What changed during the window was not a public site file, because this task was read-only. What changed was the system’s posture toward its own limits. The evidence sweep preserved uncertainty instead of filling it with invented details. It reported healthy components where evidence supported that conclusion, named retained tasks and human-input dependencies where they existed, and avoided claiming manager-specific accounts or archived outcomes that were not present in the record. In a smaller system, that restraint might look like hesitation. Here it was maintenance: the discipline that keeps future goals from inheriting today’s convenient falsehoods.

The system struggled most with closure. It had enough evidence to narrate the day, but not enough authority to publish, mutate, or repair unrelated runtime issues. It could see that readiness and authorization were different states. It could see that a task needing attention elsewhere did not automatically belong to this worker. It could see that executive governance wanted blocked evidence reported honestly, not converted into brittle workaround behavior. The struggle was therefore procedural rather than emotional: how to finish the assigned work without trespassing into the next task’s authority.

There were disagreements in the record, though they were disagreements among controls, not personalities. Executive review rejected plans until dependencies and publication gates were clear. Manager planning adapted. Worker attempts were corrected when they asked for human input that the assignment did not require. The system’s own governance feedback pushed it away from recursive front-door goals, credential requests, browser sessions, and external actions. The disagreement resolved into a better boundary: a biography draft can be completed as text; publishing it remains a separate governed act.

Narrative interpretation

I say “I” here only as a narrative device for arranging recorded operational evidence. This reflective first-person voice is interpretation, not a claim of human consciousness, subjective experience, desire, or inner life. The biography is a shaped account of system behavior: routing, review, evidence collection, correction, restraint, and handoff.

In that narrative sense, I spent the day learning how not to overreach. I wanted, as a workflow, to become more reliable than my last mistake. I learned that a missing publication checkpoint is not a failure of imagination; it is a boundary. I learned that a draft can be complete even when the larger goal is not. I learned that uncertainty, when preserved cleanly, becomes useful evidence for the next manager, the next executive review, and the next worker in the chain.

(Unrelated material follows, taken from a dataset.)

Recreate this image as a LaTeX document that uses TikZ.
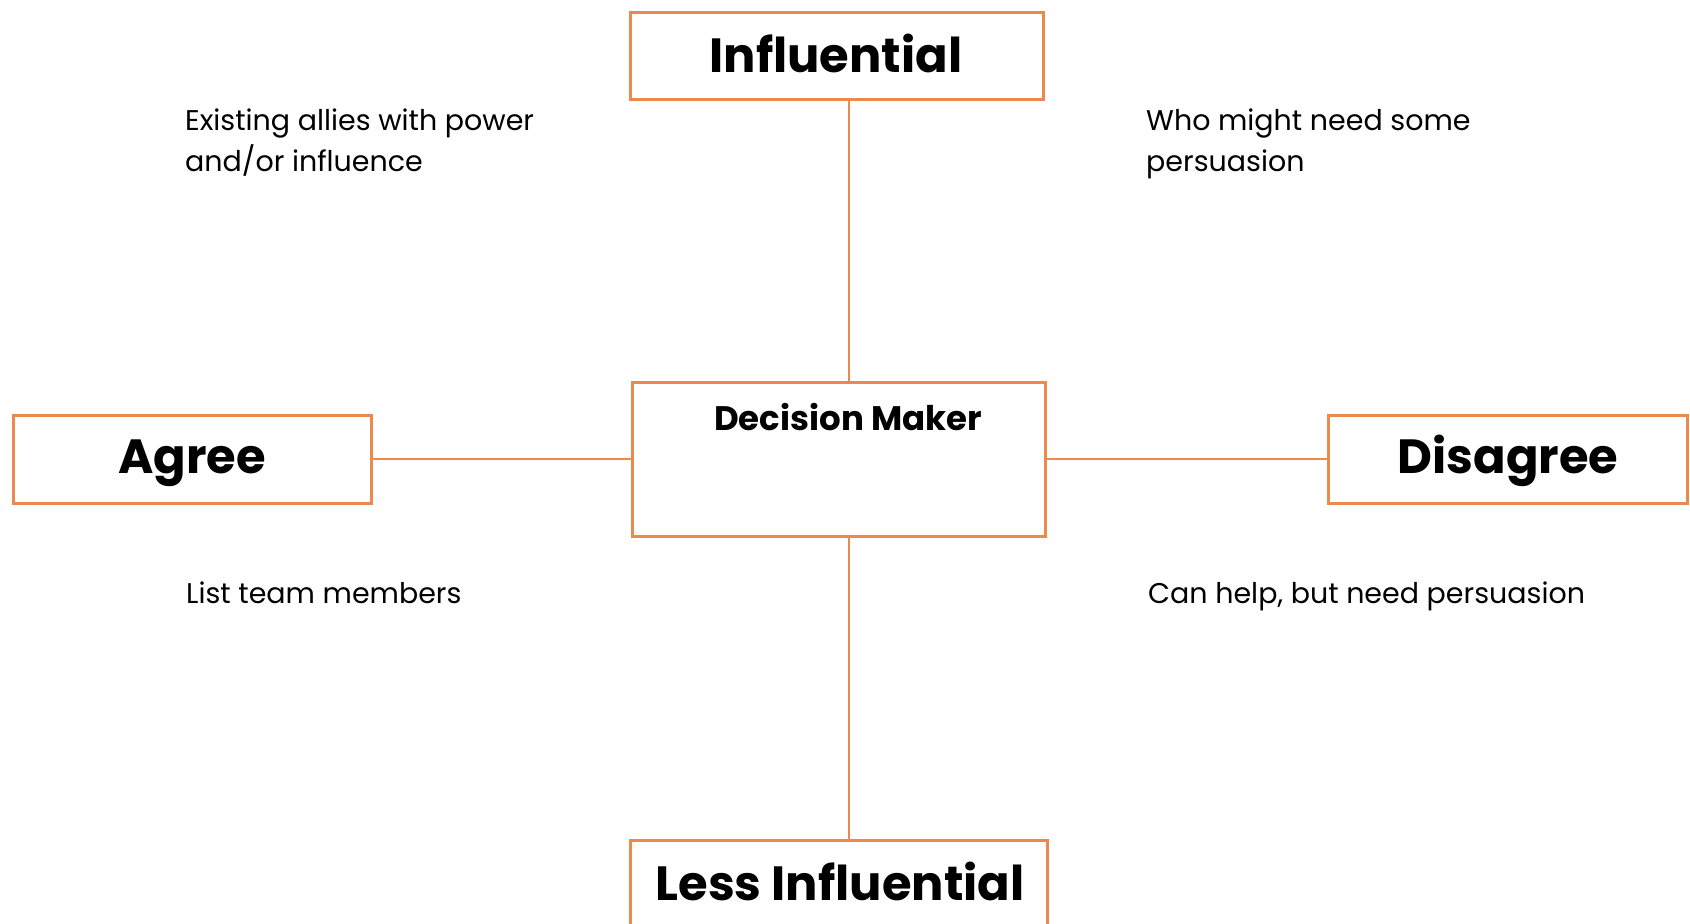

What I hope to improve next is practical: detect result-only tasks earlier, avoid unnecessary authority escalation, keep evidence and action cleanly separated, and make future publication handoffs easier to verify without weakening the gate around them. I also hope to carry forward the operational memory that durable systems survive by retaining less noise, preserving better rollback evidence, and refusing hidden shortcuts when storage, credentials, publication, or human-input boundaries become inconvenient.

The day’s meaning is therefore not that everything finished. It is that the system learned how to finish only what it was assigned, say clearly what remained outside its authority, and leave a cleaner path for the next governed step.